» **Stated problem**
Retype only what runs from the first line of the listing to the line holding "const shotGroups = ['0-4', '5-9', '45-49', '90-94'];", both included. Do not retype the pictures.

......

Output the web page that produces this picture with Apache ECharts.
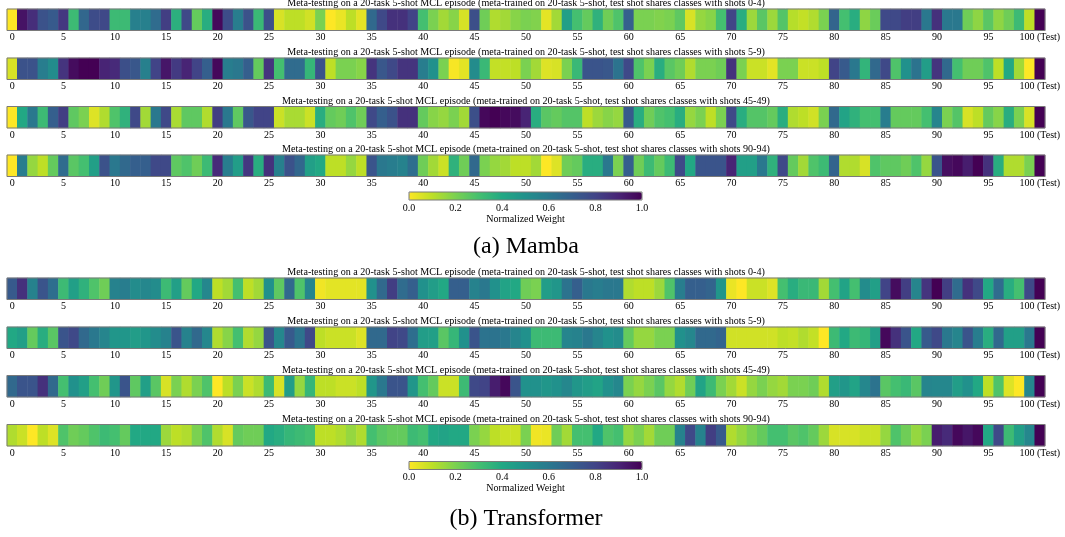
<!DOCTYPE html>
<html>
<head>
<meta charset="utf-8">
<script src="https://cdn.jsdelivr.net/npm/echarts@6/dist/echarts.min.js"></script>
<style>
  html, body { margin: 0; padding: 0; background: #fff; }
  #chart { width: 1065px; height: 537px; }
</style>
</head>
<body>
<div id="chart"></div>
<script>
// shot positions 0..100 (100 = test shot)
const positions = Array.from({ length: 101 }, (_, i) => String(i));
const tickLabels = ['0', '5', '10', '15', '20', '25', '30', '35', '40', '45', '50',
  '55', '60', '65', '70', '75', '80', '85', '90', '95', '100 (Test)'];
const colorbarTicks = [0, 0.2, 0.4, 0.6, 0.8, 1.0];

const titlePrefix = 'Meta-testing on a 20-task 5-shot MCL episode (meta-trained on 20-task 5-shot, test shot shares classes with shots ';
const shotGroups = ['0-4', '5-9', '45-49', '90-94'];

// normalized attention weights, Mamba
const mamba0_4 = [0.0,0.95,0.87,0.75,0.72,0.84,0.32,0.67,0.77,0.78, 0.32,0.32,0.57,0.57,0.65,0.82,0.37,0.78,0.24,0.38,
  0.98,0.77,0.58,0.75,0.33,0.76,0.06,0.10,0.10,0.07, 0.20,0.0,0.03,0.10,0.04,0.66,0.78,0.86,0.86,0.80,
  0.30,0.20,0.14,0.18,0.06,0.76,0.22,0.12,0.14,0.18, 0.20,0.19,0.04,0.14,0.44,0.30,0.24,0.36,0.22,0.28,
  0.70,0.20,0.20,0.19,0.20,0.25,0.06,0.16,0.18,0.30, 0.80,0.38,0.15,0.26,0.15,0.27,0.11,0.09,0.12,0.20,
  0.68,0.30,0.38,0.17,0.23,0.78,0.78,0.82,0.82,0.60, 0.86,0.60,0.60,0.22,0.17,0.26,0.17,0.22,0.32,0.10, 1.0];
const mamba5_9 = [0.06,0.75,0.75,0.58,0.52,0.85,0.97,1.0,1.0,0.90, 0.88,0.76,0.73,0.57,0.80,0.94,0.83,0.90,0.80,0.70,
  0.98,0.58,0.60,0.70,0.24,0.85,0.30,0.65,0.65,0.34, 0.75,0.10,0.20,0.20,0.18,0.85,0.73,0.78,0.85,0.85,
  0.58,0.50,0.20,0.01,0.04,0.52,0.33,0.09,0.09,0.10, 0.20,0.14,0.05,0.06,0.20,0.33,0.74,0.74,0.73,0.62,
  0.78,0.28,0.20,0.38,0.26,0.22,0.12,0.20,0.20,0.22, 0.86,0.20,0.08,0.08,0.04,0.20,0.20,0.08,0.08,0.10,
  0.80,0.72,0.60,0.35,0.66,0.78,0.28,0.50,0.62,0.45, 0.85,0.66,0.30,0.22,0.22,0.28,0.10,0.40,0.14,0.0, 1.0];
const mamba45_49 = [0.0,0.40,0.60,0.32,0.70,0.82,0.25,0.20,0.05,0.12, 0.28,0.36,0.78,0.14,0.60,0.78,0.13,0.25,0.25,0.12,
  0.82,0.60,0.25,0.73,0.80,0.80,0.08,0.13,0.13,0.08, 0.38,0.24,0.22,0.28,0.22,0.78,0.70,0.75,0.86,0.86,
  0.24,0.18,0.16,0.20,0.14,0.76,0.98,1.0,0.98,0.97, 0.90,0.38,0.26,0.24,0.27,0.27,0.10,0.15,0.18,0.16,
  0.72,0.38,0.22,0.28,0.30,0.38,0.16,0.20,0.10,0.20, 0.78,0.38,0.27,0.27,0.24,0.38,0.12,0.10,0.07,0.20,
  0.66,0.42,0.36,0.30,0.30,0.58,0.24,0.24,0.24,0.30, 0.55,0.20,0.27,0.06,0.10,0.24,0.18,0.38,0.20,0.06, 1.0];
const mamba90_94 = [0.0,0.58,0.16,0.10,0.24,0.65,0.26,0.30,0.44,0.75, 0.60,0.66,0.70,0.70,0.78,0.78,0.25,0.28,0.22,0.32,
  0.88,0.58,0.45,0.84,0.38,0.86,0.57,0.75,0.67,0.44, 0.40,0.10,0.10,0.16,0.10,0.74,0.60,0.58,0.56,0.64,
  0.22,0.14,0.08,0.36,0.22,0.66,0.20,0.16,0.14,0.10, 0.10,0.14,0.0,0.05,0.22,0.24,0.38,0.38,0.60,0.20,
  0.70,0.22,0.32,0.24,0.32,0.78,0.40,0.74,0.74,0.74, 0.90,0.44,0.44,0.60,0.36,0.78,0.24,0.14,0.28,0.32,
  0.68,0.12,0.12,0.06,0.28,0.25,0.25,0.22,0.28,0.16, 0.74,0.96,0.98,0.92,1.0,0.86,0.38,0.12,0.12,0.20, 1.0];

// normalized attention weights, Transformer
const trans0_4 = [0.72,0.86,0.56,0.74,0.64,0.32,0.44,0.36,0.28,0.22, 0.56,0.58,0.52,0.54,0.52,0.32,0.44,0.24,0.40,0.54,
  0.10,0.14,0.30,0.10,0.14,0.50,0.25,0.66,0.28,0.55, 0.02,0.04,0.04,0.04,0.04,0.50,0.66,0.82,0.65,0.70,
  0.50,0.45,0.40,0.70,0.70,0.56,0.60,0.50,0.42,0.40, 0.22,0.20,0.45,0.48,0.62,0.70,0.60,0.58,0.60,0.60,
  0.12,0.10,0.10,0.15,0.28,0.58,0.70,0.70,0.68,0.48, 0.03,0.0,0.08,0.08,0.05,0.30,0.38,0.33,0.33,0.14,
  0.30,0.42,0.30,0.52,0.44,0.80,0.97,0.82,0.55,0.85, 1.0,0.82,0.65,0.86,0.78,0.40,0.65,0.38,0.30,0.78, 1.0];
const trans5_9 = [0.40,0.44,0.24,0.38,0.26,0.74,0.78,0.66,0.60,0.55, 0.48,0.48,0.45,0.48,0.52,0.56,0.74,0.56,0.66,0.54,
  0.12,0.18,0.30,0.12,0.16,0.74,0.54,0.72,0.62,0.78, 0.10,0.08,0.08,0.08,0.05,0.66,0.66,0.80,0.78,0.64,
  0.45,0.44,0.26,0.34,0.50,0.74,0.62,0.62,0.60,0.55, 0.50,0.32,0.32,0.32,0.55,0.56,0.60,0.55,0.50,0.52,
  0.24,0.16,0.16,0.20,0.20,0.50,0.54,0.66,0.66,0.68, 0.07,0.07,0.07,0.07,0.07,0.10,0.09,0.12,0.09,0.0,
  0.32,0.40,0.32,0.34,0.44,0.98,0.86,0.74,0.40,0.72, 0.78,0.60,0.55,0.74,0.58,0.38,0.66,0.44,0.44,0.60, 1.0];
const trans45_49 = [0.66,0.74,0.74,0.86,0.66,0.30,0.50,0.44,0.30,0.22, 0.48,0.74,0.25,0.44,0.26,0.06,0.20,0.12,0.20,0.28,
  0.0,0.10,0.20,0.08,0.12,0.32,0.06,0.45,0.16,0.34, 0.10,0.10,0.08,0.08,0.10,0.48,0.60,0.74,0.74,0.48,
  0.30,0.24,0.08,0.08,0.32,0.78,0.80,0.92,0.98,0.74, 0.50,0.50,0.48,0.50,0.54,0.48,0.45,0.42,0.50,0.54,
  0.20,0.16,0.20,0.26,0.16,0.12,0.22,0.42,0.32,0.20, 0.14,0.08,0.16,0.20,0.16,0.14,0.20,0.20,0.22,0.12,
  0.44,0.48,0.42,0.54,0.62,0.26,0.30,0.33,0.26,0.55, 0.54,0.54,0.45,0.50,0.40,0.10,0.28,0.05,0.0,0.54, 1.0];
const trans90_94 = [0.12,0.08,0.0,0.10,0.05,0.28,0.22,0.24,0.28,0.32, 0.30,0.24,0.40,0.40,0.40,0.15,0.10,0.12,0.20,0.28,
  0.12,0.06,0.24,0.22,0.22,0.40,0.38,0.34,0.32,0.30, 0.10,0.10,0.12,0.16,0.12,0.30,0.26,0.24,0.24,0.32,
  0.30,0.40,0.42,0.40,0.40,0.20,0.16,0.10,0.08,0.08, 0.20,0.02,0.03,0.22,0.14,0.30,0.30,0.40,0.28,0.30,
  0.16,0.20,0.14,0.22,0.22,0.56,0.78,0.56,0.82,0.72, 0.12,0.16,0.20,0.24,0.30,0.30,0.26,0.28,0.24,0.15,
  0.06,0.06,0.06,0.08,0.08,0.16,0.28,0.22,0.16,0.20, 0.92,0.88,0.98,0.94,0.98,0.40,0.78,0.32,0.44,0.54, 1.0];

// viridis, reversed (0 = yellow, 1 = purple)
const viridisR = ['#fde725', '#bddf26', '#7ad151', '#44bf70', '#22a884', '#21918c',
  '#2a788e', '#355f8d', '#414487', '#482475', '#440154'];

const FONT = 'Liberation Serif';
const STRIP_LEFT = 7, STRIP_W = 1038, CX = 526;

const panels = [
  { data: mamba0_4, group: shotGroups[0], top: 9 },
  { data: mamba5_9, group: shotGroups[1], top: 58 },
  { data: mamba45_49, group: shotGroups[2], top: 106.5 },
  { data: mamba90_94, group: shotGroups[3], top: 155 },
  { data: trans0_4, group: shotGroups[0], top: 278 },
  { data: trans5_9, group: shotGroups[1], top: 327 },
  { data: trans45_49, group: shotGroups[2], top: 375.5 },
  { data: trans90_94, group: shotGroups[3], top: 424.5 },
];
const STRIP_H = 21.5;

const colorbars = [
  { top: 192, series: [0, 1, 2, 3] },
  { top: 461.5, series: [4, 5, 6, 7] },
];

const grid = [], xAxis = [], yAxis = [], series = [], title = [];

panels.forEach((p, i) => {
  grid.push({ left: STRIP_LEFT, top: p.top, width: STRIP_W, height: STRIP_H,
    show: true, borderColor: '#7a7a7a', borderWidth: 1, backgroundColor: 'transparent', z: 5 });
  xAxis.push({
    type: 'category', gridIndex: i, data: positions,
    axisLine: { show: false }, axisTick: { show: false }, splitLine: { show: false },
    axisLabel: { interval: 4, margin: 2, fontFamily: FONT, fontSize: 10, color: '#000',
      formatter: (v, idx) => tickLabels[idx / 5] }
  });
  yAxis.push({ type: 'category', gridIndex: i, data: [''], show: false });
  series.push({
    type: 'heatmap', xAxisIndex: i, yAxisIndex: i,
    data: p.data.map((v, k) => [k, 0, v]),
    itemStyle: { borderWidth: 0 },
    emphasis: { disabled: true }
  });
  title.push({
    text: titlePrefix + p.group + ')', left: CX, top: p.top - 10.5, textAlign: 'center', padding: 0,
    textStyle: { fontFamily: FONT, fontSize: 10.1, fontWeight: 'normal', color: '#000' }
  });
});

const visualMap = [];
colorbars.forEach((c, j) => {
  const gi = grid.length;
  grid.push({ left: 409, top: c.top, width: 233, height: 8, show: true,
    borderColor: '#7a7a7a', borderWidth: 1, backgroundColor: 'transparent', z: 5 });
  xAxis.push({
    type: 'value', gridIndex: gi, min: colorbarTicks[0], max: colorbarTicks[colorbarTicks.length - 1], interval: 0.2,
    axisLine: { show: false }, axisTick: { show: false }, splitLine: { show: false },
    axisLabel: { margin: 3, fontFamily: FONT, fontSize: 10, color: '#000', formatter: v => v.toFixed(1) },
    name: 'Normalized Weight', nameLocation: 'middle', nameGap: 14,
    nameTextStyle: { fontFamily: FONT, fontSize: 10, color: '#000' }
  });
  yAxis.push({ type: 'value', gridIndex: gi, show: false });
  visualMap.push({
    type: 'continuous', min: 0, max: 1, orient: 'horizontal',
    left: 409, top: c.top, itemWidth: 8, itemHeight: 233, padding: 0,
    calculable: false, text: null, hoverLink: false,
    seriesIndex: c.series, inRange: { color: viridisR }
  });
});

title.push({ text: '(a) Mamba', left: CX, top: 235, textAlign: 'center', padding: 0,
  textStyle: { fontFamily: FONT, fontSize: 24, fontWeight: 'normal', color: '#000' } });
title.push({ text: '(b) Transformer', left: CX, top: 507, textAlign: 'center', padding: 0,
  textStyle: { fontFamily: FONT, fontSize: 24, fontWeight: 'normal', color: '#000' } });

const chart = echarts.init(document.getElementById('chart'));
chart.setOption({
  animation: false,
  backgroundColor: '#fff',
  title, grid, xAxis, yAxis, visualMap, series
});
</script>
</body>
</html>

......

» **Solution for this task**
Output the web page that produces this picture with Apache ECharts.
<!DOCTYPE html>
<html>
<head>
<meta charset="utf-8">
<script src="https://cdn.jsdelivr.net/npm/echarts@6/dist/echarts.min.js"></script>
<style>
  html, body { margin: 0; padding: 0; background: #fff; }
  #chart { width: 1065px; height: 537px; }
</style>
</head>
<body>
<div id="chart"></div>
<script>
// shot positions 0..100 (100 = test shot)
const positions = Array.from({ length: 101 }, (_, i) => String(i));
const tickLabels = ['0', '5', '10', '15', '20', '25', '30', '35', '40', '45', '50',
  '55', '60', '65', '70', '75', '80', '85', '90', '95', '100 (Test)'];
const colorbarTicks = [0, 0.2, 0.4, 0.6, 0.8, 1.0];

const titlePrefix = 'Meta-testing on a 20-task 5-shot MCL episode (meta-trained on 20-task 5-shot, test shot shares classes with shots ';
const shotGroups = ['0-4', '5-9', '45-49', '90-94'];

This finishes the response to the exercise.